▶ _Task prompt_
Copy all the data exactly, except the pictures.

▶ _Data section_
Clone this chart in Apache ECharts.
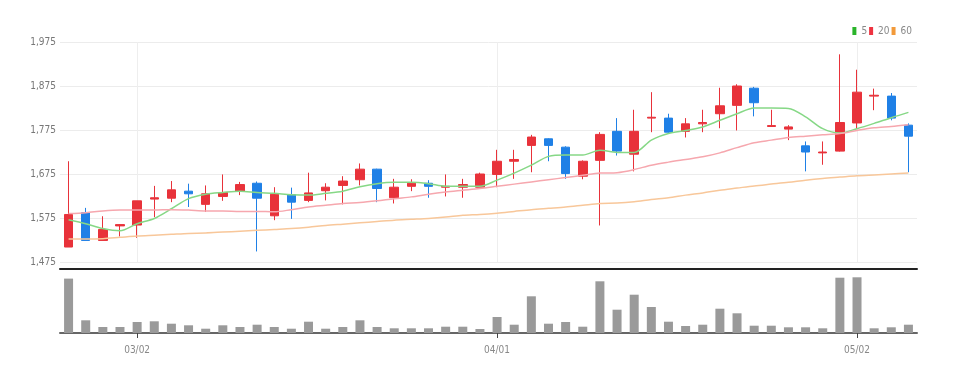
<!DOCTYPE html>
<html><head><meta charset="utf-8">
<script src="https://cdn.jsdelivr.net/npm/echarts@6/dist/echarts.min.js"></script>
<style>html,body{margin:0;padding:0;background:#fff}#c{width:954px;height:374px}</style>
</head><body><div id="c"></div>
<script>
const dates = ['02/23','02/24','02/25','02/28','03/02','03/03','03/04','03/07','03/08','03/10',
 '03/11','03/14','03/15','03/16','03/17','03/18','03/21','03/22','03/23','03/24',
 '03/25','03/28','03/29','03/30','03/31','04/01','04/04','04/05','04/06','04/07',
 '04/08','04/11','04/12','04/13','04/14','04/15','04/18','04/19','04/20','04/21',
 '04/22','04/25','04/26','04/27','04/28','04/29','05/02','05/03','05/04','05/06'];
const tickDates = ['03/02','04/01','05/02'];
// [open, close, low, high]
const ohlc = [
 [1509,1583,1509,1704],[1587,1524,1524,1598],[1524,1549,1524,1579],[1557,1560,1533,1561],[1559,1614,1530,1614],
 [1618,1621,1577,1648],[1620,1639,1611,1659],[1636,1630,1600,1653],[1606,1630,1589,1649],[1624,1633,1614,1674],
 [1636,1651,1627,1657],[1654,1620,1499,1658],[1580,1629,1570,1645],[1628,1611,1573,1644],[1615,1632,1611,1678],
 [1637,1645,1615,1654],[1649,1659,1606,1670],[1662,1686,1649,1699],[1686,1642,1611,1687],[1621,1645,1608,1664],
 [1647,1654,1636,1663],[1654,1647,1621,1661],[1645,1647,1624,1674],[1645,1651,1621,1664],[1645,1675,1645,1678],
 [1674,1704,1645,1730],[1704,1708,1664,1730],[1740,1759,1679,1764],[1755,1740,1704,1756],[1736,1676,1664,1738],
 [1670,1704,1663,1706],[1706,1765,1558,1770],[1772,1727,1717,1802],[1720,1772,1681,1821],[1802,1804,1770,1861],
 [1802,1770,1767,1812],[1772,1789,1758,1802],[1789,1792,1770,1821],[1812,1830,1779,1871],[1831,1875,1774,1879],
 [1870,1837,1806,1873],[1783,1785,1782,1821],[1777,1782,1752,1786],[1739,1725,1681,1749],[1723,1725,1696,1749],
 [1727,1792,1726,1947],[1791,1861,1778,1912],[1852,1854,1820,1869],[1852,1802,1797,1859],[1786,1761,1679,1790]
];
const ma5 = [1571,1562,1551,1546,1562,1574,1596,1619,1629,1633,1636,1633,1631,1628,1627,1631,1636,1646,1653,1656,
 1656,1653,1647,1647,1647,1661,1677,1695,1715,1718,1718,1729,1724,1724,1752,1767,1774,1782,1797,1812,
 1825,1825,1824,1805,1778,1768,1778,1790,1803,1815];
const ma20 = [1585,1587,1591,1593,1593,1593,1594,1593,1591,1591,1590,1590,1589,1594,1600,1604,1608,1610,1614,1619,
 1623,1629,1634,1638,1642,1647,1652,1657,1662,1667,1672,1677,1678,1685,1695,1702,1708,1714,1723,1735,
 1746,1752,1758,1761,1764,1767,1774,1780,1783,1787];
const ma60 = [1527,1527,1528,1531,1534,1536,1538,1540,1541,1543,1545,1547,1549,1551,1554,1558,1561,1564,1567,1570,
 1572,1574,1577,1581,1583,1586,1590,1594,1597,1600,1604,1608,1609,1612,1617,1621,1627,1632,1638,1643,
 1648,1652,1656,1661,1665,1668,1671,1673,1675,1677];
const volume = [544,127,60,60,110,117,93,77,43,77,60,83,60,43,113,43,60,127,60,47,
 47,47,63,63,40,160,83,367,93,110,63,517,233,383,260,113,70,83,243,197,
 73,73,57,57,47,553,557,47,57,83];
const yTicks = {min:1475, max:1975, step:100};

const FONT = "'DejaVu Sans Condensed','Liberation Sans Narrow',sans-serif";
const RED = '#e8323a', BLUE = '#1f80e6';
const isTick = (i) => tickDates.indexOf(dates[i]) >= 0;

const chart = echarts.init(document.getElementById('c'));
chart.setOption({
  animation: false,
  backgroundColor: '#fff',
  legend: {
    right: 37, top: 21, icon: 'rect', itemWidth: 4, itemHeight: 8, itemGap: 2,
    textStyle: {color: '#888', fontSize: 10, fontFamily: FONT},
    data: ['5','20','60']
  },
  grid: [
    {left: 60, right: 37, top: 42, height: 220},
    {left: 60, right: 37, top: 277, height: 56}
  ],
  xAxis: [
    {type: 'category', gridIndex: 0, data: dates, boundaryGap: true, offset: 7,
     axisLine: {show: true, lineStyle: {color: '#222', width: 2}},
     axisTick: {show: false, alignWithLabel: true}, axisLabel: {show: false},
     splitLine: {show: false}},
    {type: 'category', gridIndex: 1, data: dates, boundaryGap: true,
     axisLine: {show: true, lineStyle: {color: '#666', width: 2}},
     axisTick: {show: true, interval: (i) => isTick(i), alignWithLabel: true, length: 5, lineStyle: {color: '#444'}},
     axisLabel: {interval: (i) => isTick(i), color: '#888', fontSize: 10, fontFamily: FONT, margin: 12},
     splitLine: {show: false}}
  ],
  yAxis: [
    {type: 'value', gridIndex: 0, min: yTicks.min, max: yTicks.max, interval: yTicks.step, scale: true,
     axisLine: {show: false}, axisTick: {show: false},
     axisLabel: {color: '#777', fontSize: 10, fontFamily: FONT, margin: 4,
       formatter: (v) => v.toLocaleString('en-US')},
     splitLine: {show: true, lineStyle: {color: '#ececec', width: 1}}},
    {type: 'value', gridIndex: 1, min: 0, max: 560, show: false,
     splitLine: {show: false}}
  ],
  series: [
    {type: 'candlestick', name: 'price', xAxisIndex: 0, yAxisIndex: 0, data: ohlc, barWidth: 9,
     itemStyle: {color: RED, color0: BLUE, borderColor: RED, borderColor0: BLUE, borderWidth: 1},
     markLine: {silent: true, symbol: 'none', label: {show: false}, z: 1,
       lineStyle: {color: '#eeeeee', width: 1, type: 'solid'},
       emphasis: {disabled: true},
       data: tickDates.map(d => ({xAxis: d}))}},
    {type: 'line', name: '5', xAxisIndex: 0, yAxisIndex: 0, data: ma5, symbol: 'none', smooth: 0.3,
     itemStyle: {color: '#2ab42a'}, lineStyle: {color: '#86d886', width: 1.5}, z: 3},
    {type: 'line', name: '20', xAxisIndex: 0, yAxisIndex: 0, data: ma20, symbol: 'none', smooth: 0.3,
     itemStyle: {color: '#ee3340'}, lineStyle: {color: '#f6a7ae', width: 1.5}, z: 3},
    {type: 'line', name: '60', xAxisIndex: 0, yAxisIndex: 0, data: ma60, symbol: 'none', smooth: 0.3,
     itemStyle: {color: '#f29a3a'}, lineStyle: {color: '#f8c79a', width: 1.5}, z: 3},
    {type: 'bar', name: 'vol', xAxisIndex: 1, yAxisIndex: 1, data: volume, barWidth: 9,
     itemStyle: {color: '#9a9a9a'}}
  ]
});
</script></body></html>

▶ _Solution_
Clone this chart in Apache ECharts.
<!DOCTYPE html>
<html><head><meta charset="utf-8">
<script src="https://cdn.jsdelivr.net/npm/echarts@6/dist/echarts.min.js"></script>
<style>html,body{margin:0;padding:0;background:#fff}#c{width:954px;height:374px}</style>
</head><body><div id="c"></div>
<script>
const dates = ['02/23','02/24','02/25','02/28','03/02','03/03','03/04','03/07','03/08','03/10',
 '03/11','03/14','03/15','03/16','03/17','03/18','03/21','03/22','03/23','03/24',
 '03/25','03/28','03/29','03/30','03/31','04/01','04/04','04/05','04/06','04/07',
 '04/08','04/11','04/12','04/13','04/14','04/15','04/18','04/19','04/20','04/21',
 '04/22','04/25','04/26','04/27','04/28','04/29','05/02','05/03','05/04','05/06'];
const tickDates = ['03/02','04/01','05/02'];
// [open, close, low, high]
const ohlc = [
 [1509,1583,1509,1704],[1587,1524,1524,1598],[1524,1549,1524,1579],[1557,1560,1533,1561],[1559,1614,1530,1614],
 [1618,1621,1577,1648],[1620,1639,1611,1659],[1636,1630,1600,1653],[1606,1630,1589,1649],[1624,1633,1614,1674],
 [1636,1651,1627,1657],[1654,1620,1499,1658],[1580,1629,1570,1645],[1628,1611,1573,1644],[1615,1632,1611,1678],
 [1637,1645,1615,1654],[1649,1659,1606,1670],[1662,1686,1649,1699],[1686,1642,1611,1687],[1621,1645,1608,1664],
 [1647,1654,1636,1663],[1654,1647,1621,1661],[1645,1647,1624,1674],[1645,1651,1621,1664],[1645,1675,1645,1678],
 [1674,1704,1645,1730],[1704,1708,1664,1730],[1740,1759,1679,1764],[1755,1740,1704,1756],[1736,1676,1664,1738],
 [1670,1704,1663,1706],[1706,1765,1558,1770],[1772,1727,1717,1802],[1720,1772,1681,1821],[1802,1804,1770,1861],
 [1802,1770,1767,1812],[1772,1789,1758,1802],[1789,1792,1770,1821],[1812,1830,1779,1871],[1831,1875,1774,1879],
 [1870,1837,1806,1873],[1783,1785,1782,1821],[1777,1782,1752,1786],[1739,1725,1681,1749],[1723,1725,1696,1749],
 [1727,1792,1726,1947],[1791,1861,1778,1912],[1852,1854,1820,1869],[1852,1802,1797,1859],[1786,1761,1679,1790]
];
const ma5 = [1571,1562,1551,1546,1562,1574,1596,1619,1629,1633,1636,1633,1631,1628,1627,1631,1636,1646,1653,1656,
 1656,1653,1647,1647,1647,1661,1677,1695,1715,1718,1718,1729,1724,1724,1752,1767,1774,1782,1797,1812,
 1825,1825,1824,1805,1778,1768,1778,1790,1803,1815];
const ma20 = [1585,1587,1591,1593,1593,1593,1594,1593,1591,1591,1590,1590,1589,1594,1600,1604,1608,1610,1614,1619,
 1623,1629,1634,1638,1642,1647,1652,1657,1662,1667,1672,1677,1678,1685,1695,1702,1708,1714,1723,1735,
 1746,1752,1758,1761,1764,1767,1774,1780,1783,1787];
const ma60 = [1527,1527,1528,1531,1534,1536,1538,1540,1541,1543,1545,1547,1549,1551,1554,1558,1561,1564,1567,1570,
 1572,1574,1577,1581,1583,1586,1590,1594,1597,1600,1604,1608,1609,1612,1617,1621,1627,1632,1638,1643,
 1648,1652,1656,1661,1665,1668,1671,1673,1675,1677];
const volume = [544,127,60,60,110,117,93,77,43,77,60,83,60,43,113,43,60,127,60,47,
 47,47,63,63,40,160,83,367,93,110,63,517,233,383,260,113,70,83,243,197,
 73,73,57,57,47,553,557,47,57,83];
const yTicks = {min:1475, max:1975, step:100};

const FONT = "'DejaVu Sans Condensed','Liberation Sans Narrow',sans-serif";
const RED = '#e8323a', BLUE = '#1f80e6';
const isTick = (i) => tickDates.indexOf(dates[i]) >= 0;

const chart = echarts.init(document.getElementById('c'));
chart.setOption({
  animation: false,
  backgroundColor: '#fff',
  legend: {
    right: 37, top: 21, icon: 'rect', itemWidth: 4, itemHeight: 8, itemGap: 2,
    textStyle: {color: '#888', fontSize: 10, fontFamily: FONT},
    data: ['5','20','60']
  },
  grid: [
    {left: 60, right: 37, top: 42, height: 220},
    {left: 60, right: 37, top: 277, height: 56}
  ],
  xAxis: [
    {type: 'category', gridIndex: 0, data: dates, boundaryGap: true, offset: 7,
     axisLine: {show: true, lineStyle: {color: '#222', width: 2}},
     axisTick: {show: false, alignWithLabel: true}, axisLabel: {show: false},
     splitLine: {show: false}},
    {type: 'category', gridIndex: 1, data: dates, boundaryGap: true,
     axisLine: {show: true, lineStyle: {color: '#666', width: 2}},
     axisTick: {show: true, interval: (i) => isTick(i), alignWithLabel: true, length: 5, lineStyle: {color: '#444'}},
     axisLabel: {interval: (i) => isTick(i), color: '#888', fontSize: 10, fontFamily: FONT, margin: 12},
     splitLine: {show: false}}
  ],
  yAxis: [
    {type: 'value', gridIndex: 0, min: yTicks.min, max: yTicks.max, interval: yTicks.step, scale: true,
     axisLine: {show: false}, axisTick: {show: false},
     axisLabel: {color: '#777', fontSize: 10, fontFamily: FONT, margin: 4,
       formatter: (v) => v.toLocaleString('en-US')},
     splitLine: {show: true, lineStyle: {color: '#ececec', width: 1}}},
    {type: 'value', gridIndex: 1, min: 0, max: 560, show: false,
     splitLine: {show: false}}
  ],
  series: [
    {type: 'candlestick', name: 'price', xAxisIndex: 0, yAxisIndex: 0, data: ohlc, barWidth: 9,
     itemStyle: {color: RED, color0: BLUE, borderColor: RED, borderColor0: BLUE, borderWidth: 1},
     markLine: {silent: true, symbol: 'none', label: {show: false}, z: 1,
       lineStyle: {color: '#eeeeee', width: 1, type: 'solid'},
       emphasis: {disabled: true},
       data: tickDates.map(d => ({xAxis: d}))}},
    {type: 'line', name: '5', xAxisIndex: 0, yAxisIndex: 0, data: ma5, symbol: 'none', smooth: 0.3,
     itemStyle: {color: '#2ab42a'}, lineStyle: {color: '#86d886', width: 1.5}, z: 3},
    {type: 'line', name: '20', xAxisIndex: 0, yAxisIndex: 0, data: ma20, symbol: 'none', smooth: 0.3,
     itemStyle: {color: '#ee3340'}, lineStyle: {color: '#f6a7ae', width: 1.5}, z: 3},
    {type: 'line', name: '60', xAxisIndex: 0, yAxisIndex: 0, data: ma60, symbol: 'none', smooth: 0.3,
     itemStyle: {color: '#f29a3a'}, lineStyle: {color: '#f8c79a', width: 1.5}, z: 3},
    {type: 'bar', name: 'vol', xAxisIndex: 1, yAxisIndex: 1, data: volume, barWidth: 9,
     itemStyle: {color: '#9a9a9a'}}
  ]
});
</script></body></html>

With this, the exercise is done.